Cómo leer a Agatha Christie para poder olvidarla pronto
› Por Claudio Zeiger
El libro de John Curran, que recopila e indaga en los cuadernos de Agatha Christie, es una novedad frente a las biografías que habían puesto el acento en los misterios de su vida (sobre todo, su desaparición amnésica a lo largo de una semana, episodio nunca aclarado del todo ni siquiera por ella misma en su autobiografía) o los aspectos más espectaculares de su obra, digamos, los aspectos cuantitativos: cifras de ventas, traducciones, rankings y otros números vertiginosos. John Curran, lector y crítico dedicado y, sobre todo, fan de Christie así como hay fans de Ricky Martin, realizó un trabajo intratextual, profundo, con la letra de Christie, la obra entendida como una masa de textos que podría parecer caótica o meramente reiterativa.
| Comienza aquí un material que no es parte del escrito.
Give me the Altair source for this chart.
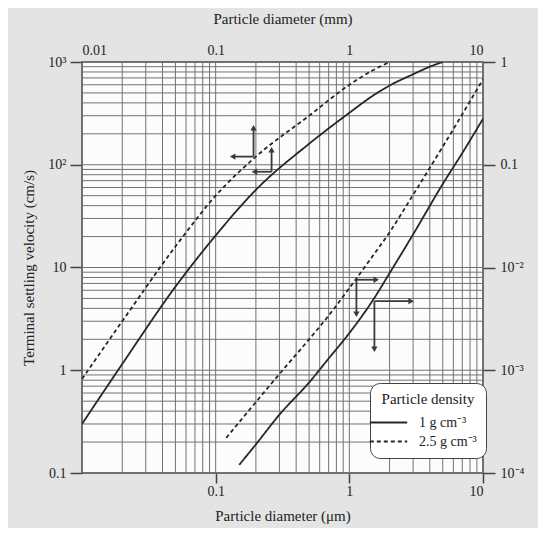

Lo cierto es que por una razón u otra Agatha Christie siempre regresa, o nunca se va del todo. Mientras aparece este libro, los quioscos y librerías de ofertas de Buenos Aires están inundados de novelitas de la reina del crimen. Hay títulos a patadas: Navidades trágicas, Cianuro espumoso, Diez negritos, La muerte visita al dentista, El espejo roto, Muerte en el Nilo entre tantos otros. Llevado por la nostalgia de una de mis lecturas más febriles de adolescencia, y al calor del libro de Curran, elegí algunos de estos textos, los compré y los volví a leer, para llegar a una comprobación casi alarmante: no recordaba haber leído nada de lo que estaba leyendo. A pesar del tiempo, uno siempre recibe el reflejo de una escena, el coletazo de una revelación, la muesca de una epifanía. Nada, en este caso. No había rastros, huellas, ni visibles ni imperceptibles del paso de Agatha Christie por mi vida. Ningún final o solución al crimen me resultaba familiar; ningún personaje; ninguna escena. Ni siquiera (alarma total) me pasó con Diez negritos, libro que sí recuerdo haber leído, recuerdo que me impactó mucho (no tanto como el primer policial de mi vida, uno del Séptimo Círculo, Té en domingo, que me impidió dormir la noche en que terminé de leerlo. Internet me informa ahora que la autora era Lettice Cooper) y hasta me acuerdo del librito de páginas marrones y tapas duras rojas, perteneciente a la madre de un amigo. Pero de Lord Edgware y los otros habitantes de la isla, nada de nada, como si una témpera blanca y espesa tapara mi pasado, una sábana de grueso lino hubiera descendido sobre mi memoria emotiva para aniquilarla.
Esta vez también aproveché para leer una muy famosa –El crimen del Orient Express– que no había leído porque en un artículo sobre la novela policial de la revista Crisis, leída también en mi infancia, se revelaba la clave de la novela, crimen crítico que no pienso repetir ahora aunque se trate de algo conocido. De todas formas, me permitió disfrutarla de otra manera y comprobar que es una muy buena novela, aunque sigo creyendo que la mejor, según mi lectura reciente, es Diez negritos. Espero olvidarla pronto para volver a leerla en un par de años.
Y aquí creo que se encuentra una de las claves de la vigencia o, mejor dicho, el eterno retorno de la Primera Dama: leemos para olvidarla, y ese olvido es proporcional a la punzada de ansiedad que generaba llegar al final de la lectura. Leer una novela no leída de Christie (al fin y al cabo hay más de ochenta títulos disponibles, se los puede hacer durar casi toda una vida) o volver a una ya olvidada, es ir en busca de ese subidón irrepetible de la infancia o la adolescencia, de la lectura no contaminada de esos primeros policiales, esos primeros misterios, esas primeras aventuras.